§ **PROMPT**
Print the lines starting at the line containing "Convert this chart to Plotly code." and ending at the line containing "1030, 1540, 810]", exactly and in full, without the pictures.

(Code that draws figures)
..............................
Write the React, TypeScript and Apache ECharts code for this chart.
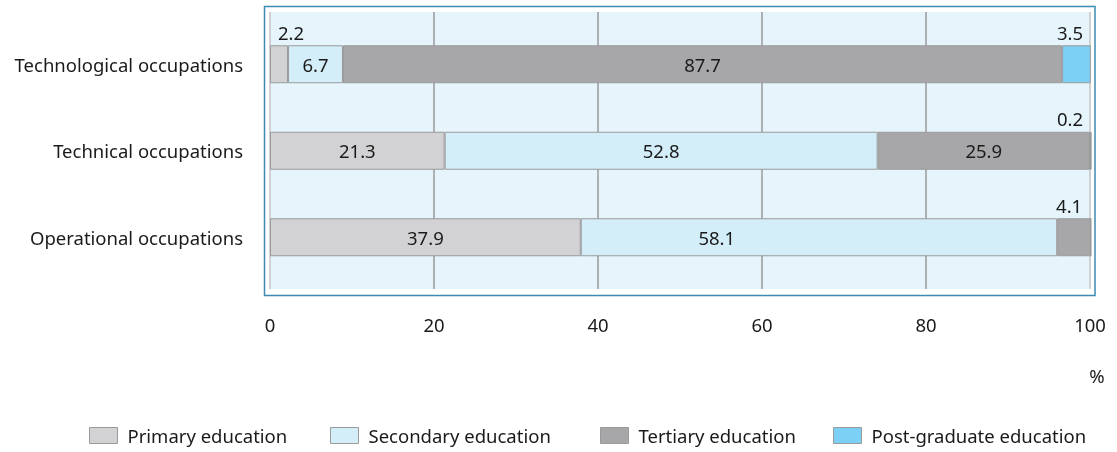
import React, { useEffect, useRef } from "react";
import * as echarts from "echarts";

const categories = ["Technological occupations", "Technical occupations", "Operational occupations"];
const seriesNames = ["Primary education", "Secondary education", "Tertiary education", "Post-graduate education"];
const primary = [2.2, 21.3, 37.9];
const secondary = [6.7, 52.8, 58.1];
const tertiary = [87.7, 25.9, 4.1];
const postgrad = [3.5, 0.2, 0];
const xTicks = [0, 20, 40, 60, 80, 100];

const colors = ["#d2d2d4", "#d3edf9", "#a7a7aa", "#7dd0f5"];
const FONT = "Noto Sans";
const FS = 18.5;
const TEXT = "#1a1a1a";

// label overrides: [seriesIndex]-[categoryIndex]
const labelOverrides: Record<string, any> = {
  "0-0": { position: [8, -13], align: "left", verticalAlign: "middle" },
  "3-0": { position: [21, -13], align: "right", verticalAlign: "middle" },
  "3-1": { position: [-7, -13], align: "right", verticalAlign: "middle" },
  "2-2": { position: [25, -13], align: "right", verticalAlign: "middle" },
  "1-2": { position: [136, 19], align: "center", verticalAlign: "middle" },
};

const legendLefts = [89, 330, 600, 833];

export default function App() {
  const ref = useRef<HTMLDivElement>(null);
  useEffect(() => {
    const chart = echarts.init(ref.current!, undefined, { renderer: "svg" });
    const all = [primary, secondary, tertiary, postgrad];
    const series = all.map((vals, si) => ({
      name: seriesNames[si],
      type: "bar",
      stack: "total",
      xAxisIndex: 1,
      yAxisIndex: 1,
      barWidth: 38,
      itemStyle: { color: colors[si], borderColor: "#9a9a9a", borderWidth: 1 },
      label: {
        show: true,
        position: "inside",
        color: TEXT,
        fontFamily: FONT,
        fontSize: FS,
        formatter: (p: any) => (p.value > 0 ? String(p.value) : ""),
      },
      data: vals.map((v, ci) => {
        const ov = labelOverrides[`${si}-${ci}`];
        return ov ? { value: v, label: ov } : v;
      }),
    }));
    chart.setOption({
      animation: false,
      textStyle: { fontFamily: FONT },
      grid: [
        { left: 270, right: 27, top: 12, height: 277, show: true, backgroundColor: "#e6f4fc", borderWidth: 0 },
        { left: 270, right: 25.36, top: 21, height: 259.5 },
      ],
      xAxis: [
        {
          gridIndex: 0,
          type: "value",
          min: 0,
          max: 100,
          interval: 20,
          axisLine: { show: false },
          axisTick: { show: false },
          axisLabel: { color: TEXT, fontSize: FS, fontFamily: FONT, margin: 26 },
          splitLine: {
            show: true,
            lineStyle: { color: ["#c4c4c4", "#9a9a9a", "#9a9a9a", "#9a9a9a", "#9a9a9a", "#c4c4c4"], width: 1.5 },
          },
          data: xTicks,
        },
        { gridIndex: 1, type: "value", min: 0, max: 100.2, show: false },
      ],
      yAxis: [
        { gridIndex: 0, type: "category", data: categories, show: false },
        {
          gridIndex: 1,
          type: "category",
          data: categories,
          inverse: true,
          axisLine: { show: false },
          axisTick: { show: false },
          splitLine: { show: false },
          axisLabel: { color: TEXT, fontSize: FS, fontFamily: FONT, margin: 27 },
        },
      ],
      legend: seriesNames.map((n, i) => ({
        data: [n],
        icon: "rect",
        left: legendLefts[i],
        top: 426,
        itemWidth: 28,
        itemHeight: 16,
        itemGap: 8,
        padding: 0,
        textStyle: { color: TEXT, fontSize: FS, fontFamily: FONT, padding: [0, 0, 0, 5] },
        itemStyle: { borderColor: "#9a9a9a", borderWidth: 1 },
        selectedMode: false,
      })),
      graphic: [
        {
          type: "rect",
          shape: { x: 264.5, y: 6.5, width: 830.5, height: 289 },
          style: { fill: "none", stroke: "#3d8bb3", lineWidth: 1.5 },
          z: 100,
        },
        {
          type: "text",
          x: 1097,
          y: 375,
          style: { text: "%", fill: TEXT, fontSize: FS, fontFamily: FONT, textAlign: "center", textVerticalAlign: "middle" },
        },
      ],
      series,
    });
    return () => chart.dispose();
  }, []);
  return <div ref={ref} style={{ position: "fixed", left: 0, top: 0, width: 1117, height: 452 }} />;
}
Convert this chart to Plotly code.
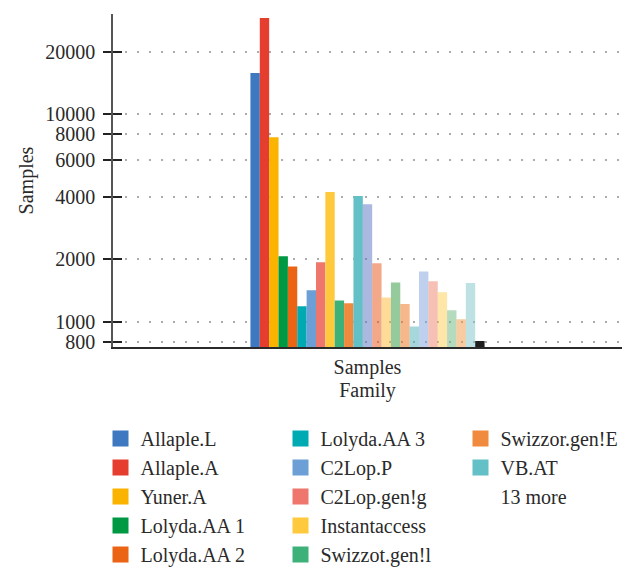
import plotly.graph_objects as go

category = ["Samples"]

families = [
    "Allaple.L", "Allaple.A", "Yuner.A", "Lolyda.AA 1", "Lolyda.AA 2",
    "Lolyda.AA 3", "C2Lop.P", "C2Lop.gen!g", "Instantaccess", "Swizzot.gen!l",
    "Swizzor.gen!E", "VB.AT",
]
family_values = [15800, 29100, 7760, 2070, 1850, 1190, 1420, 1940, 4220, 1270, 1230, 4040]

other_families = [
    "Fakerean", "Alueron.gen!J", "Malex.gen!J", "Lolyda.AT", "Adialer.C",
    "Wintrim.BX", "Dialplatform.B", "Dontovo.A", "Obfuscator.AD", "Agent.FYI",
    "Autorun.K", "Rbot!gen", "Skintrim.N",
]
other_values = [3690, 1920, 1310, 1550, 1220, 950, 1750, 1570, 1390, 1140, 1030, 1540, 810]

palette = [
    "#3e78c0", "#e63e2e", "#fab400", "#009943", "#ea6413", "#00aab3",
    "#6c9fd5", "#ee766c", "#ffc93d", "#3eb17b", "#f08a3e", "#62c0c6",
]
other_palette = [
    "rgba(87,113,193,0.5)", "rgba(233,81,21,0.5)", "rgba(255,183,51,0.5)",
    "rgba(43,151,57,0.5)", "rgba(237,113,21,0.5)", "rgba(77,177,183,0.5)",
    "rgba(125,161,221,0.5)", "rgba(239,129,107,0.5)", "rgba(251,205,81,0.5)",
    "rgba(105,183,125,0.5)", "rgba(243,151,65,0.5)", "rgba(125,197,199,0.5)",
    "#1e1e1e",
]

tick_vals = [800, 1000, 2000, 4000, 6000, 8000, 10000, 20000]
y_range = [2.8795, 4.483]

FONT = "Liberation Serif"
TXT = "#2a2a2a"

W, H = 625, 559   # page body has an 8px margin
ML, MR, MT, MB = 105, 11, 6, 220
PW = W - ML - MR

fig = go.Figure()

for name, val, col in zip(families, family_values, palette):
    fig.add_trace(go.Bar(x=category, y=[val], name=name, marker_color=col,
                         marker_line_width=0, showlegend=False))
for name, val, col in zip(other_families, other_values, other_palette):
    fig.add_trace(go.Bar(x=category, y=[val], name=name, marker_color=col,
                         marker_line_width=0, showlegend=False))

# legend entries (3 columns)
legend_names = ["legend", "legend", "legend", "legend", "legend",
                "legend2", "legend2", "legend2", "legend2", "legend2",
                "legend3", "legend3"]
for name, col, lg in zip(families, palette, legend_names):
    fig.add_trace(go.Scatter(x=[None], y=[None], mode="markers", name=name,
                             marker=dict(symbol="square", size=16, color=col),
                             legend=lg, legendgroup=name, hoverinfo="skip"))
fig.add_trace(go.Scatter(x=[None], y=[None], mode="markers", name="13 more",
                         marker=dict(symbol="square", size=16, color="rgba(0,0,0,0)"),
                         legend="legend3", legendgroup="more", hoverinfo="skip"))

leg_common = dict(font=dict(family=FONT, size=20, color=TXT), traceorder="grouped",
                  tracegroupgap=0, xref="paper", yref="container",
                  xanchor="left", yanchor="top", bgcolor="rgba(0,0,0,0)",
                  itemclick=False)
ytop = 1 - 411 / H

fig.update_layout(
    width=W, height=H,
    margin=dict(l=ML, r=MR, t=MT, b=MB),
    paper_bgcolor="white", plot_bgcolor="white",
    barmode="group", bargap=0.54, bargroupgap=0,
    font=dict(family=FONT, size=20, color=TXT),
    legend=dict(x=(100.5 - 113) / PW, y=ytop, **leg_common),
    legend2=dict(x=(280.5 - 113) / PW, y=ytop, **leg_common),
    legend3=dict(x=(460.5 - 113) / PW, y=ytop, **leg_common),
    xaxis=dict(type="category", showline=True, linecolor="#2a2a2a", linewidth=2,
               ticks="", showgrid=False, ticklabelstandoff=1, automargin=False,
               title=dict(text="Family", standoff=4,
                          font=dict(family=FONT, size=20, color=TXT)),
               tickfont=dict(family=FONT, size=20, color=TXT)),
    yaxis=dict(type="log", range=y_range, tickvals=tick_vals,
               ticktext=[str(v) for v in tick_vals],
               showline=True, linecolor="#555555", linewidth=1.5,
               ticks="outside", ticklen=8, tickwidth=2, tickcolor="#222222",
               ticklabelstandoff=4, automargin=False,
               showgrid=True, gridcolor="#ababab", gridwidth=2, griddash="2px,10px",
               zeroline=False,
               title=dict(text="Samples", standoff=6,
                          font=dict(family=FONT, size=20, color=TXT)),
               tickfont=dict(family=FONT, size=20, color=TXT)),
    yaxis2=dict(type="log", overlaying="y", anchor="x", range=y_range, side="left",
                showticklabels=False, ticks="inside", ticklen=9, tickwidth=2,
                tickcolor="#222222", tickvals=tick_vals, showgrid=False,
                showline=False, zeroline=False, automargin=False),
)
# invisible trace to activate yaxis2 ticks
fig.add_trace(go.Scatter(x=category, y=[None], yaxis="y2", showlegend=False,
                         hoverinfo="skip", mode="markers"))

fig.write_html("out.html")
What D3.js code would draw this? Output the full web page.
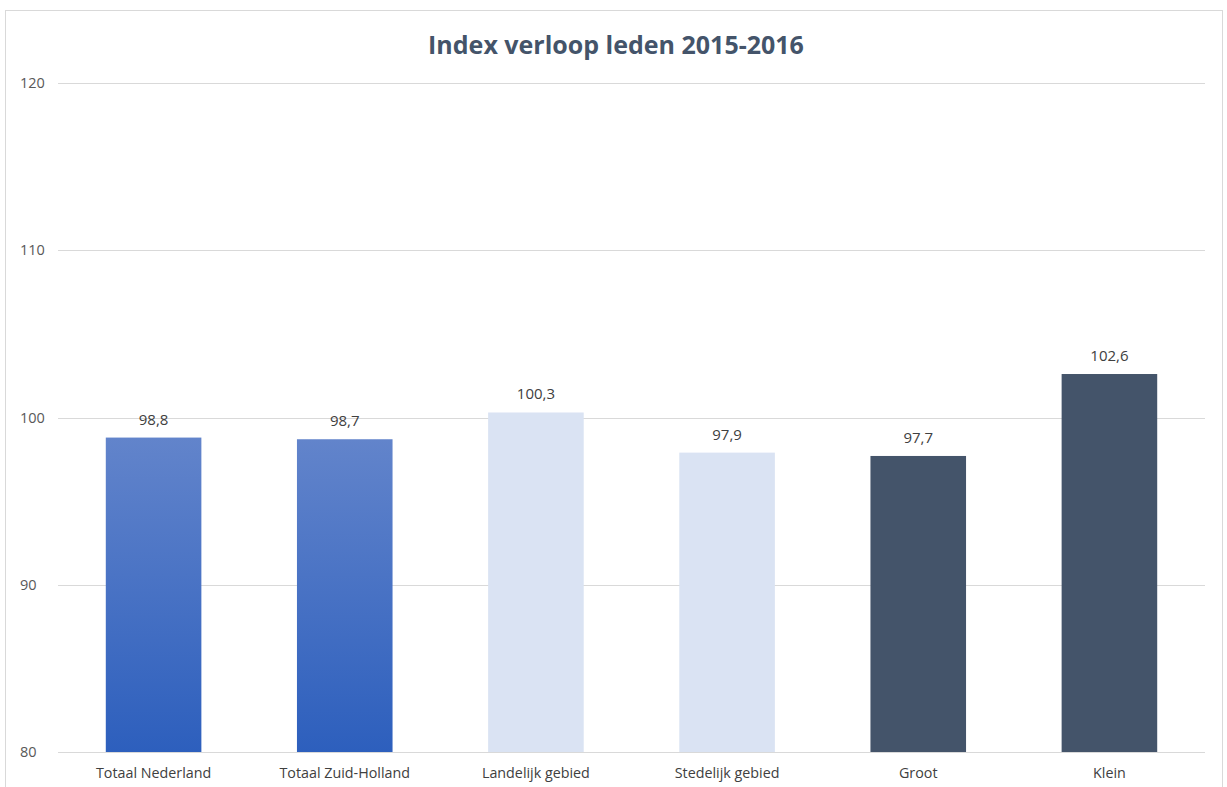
..............................
§ **OUTPUT OF THE EXERCISE**
Convert this chart to Plotly code.
import plotly.graph_objects as go

category = ["Samples"]

families = [
    "Allaple.L", "Allaple.A", "Yuner.A", "Lolyda.AA 1", "Lolyda.AA 2",
    "Lolyda.AA 3", "C2Lop.P", "C2Lop.gen!g", "Instantaccess", "Swizzot.gen!l",
    "Swizzor.gen!E", "VB.AT",
]
family_values = [15800, 29100, 7760, 2070, 1850, 1190, 1420, 1940, 4220, 1270, 1230, 4040]

other_families = [
    "Fakerean", "Alueron.gen!J", "Malex.gen!J", "Lolyda.AT", "Adialer.C",
    "Wintrim.BX", "Dialplatform.B", "Dontovo.A", "Obfuscator.AD", "Agent.FYI",
    "Autorun.K", "Rbot!gen", "Skintrim.N",
]
other_values = [3690, 1920, 1310, 1550, 1220, 950, 1750, 1570, 1390, 1140, 1030, 1540, 810]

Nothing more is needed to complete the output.